Palumbo to direct his last WSU Orchestra concert


(Source: Weber State archives) Michael Palumbo, long-time WSU professor and conductor conducts
(Source: Weber State University archives) Michael Palumbo, longtime WSU professor and conductor, conducts a concert.

Michael Palumbo, a longtime professor in the Weber State University Music Department, has announced his intentions to retire at the end of the semester, making this WSU Symphony Orchestra concert his last. This Sunday, the orchestra will perform Dvorak’s Symphony No. 9 in E Minor, Mozart’s overture to “The Magic Flute” and Glinka’s Overture to Ruslan and Ludmilla, the latter featuring the Bonneville Youth Orchestra. 

“Attending a symphony concert is always a great opportunity for cultural experiences,” said Marianne Asmus, a violinist in the WSU Orchestra. “This concert is packed with exciting songs — not a boring moment! Dvorak’s ‘New World Symphony’ is a classic piece that everyone should hear. It’s also a good idea to attend local concerts and show your support. This concert will be so amazing!”

WSU bassist Spencer Howe said he is thrilled to play Dvorak’s fifth symphony.

“It’s such a beautiful piece of music,” he said.

Tara Hoellein, a violist for the group, recalled one of her fondest memories of Palumbo.
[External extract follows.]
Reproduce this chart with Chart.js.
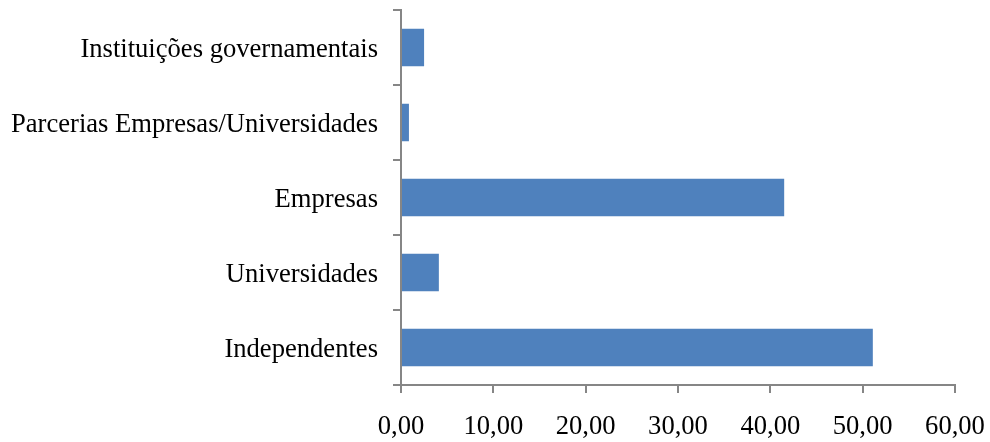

“I love the random things Dr. Palumbo does. In one of our last concerts, we played the Rodeo (composed by Aaron Copland) and got to wear cowboy hats. Dr. Palumbo started us, and then started walking around. He later came back to the podium with someone’s hat on! It was so hard to focus and play without losing it completely.”

Asmus also credited Palumbo with a knack for teaching and wry wit as she recalled a memorable rehearsal.

“We finished playing a section, and he looked at us and smiled and said, ‘Good. You guys are really sounding good.’ Then, of course, when we began again, we messed up and he’d say, ‘I spoke too soon.’ His passion for music is always so evident in his teaching, his conducting and in his actions. He really is a major inspiration to all who meet him.”

Howe said he encourages everyone to attend the concert, as did Asmus.

“Come for the music,” Asmus said. “On any given day, you walk through the art building and get a chance to see beautiful artwork. Students labor over their pieces, sometimes for an entire semester, and then display their pieces for weeks. Music students do the same thing, but our pieces are only displayed once — only one single time will the art we, as students and faculty, labor over be displayed. Come for the music; partake of the arts.” 

This will be also be the last and only time to see Palumbo directing the WSU Orchestra. The WSU Symphony Orchestra will perform in the Austad Auditorium in the Browning Center for the Performing Arts this Sunday at 7:30. Tickets are available through the box office or online at Student discounts are available.